** BEGIN Data shown **
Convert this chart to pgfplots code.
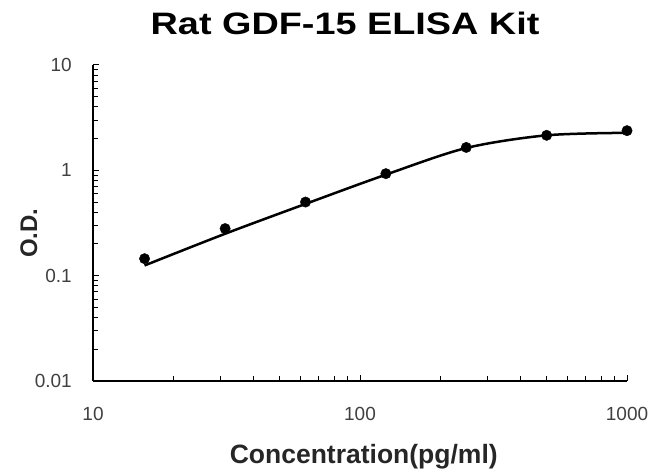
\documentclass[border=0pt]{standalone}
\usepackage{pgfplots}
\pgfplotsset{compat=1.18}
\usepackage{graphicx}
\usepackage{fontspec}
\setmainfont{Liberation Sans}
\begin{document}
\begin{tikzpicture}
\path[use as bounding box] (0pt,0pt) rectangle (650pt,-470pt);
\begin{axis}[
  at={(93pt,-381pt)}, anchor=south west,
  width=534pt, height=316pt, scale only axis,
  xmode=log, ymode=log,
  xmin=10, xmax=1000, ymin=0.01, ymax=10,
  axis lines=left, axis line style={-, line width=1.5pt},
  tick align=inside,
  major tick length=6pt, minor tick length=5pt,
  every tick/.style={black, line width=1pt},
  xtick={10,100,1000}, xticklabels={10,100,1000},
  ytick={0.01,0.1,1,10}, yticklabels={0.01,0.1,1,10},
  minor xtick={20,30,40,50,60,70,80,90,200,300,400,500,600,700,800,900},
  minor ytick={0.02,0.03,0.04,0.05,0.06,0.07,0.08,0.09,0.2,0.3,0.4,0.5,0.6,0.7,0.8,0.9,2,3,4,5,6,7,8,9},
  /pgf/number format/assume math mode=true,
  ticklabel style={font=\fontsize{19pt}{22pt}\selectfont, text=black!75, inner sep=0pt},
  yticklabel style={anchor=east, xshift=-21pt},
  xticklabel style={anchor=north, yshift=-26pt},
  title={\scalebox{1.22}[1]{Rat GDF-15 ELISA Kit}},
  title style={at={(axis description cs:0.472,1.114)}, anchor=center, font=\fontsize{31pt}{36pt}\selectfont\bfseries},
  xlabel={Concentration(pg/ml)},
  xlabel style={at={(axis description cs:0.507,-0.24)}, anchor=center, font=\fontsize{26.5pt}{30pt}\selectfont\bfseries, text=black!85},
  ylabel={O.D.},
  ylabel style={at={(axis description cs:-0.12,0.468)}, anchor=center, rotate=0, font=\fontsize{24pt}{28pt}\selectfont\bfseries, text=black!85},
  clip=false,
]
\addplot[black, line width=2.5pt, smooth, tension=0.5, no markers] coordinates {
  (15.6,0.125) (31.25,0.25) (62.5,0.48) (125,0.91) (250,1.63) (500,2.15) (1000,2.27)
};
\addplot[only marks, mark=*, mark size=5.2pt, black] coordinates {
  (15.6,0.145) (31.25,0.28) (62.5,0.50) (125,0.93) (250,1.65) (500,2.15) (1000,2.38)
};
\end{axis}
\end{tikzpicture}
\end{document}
** END Data shown **
Print the full listing exactly, dropping the pictures.

Convert this chart to pgfplots code.
\documentclass[border=0pt]{standalone}
\usepackage{pgfplots}
\pgfplotsset{compat=1.18}
\usepackage{graphicx}
\usepackage{fontspec}
\setmainfont{Liberation Sans}
\begin{document}
\begin{tikzpicture}
\path[use as bounding box] (0pt,0pt) rectangle (650pt,-470pt);
\begin{axis}[
  at={(93pt,-381pt)}, anchor=south west,
  width=534pt, height=316pt, scale only axis,
  xmode=log, ymode=log,
  xmin=10, xmax=1000, ymin=0.01, ymax=10,
  axis lines=left, axis line style={-, line width=1.5pt},
  tick align=inside,
  major tick length=6pt, minor tick length=5pt,
  every tick/.style={black, line width=1pt},
  xtick={10,100,1000}, xticklabels={10,100,1000},
  ytick={0.01,0.1,1,10}, yticklabels={0.01,0.1,1,10},
  minor xtick={20,30,40,50,60,70,80,90,200,300,400,500,600,700,800,900},
  minor ytick={0.02,0.03,0.04,0.05,0.06,0.07,0.08,0.09,0.2,0.3,0.4,0.5,0.6,0.7,0.8,0.9,2,3,4,5,6,7,8,9},
  /pgf/number format/assume math mode=true,
  ticklabel style={font=\fontsize{19pt}{22pt}\selectfont, text=black!75, inner sep=0pt},
  yticklabel style={anchor=east, xshift=-21pt},
  xticklabel style={anchor=north, yshift=-26pt},
  title={\scalebox{1.22}[1]{Rat GDF-15 ELISA Kit}},
  title style={at={(axis description cs:0.472,1.114)}, anchor=center, font=\fontsize{31pt}{36pt}\selectfont\bfseries},
  xlabel={Concentration(pg/ml)},
  xlabel style={at={(axis description cs:0.507,-0.24)}, anchor=center, font=\fontsize{26.5pt}{30pt}\selectfont\bfseries, text=black!85},
  ylabel={O.D.},
  ylabel style={at={(axis description cs:-0.12,0.468)}, anchor=center, rotate=0, font=\fontsize{24pt}{28pt}\selectfont\bfseries, text=black!85},
  clip=false,
]
\addplot[black, line width=2.5pt, smooth, tension=0.5, no markers] coordinates {
  (15.6,0.125) (31.25,0.25) (62.5,0.48) (125,0.91) (250,1.63) (500,2.15) (1000,2.27)
};
\addplot[only marks, mark=*, mark size=5.2pt, black] coordinates {
  (15.6,0.145) (31.25,0.28) (62.5,0.50) (125,0.93) (250,1.65) (500,2.15) (1000,2.38)
};
\end{axis}
\end{tikzpicture}
\end{document}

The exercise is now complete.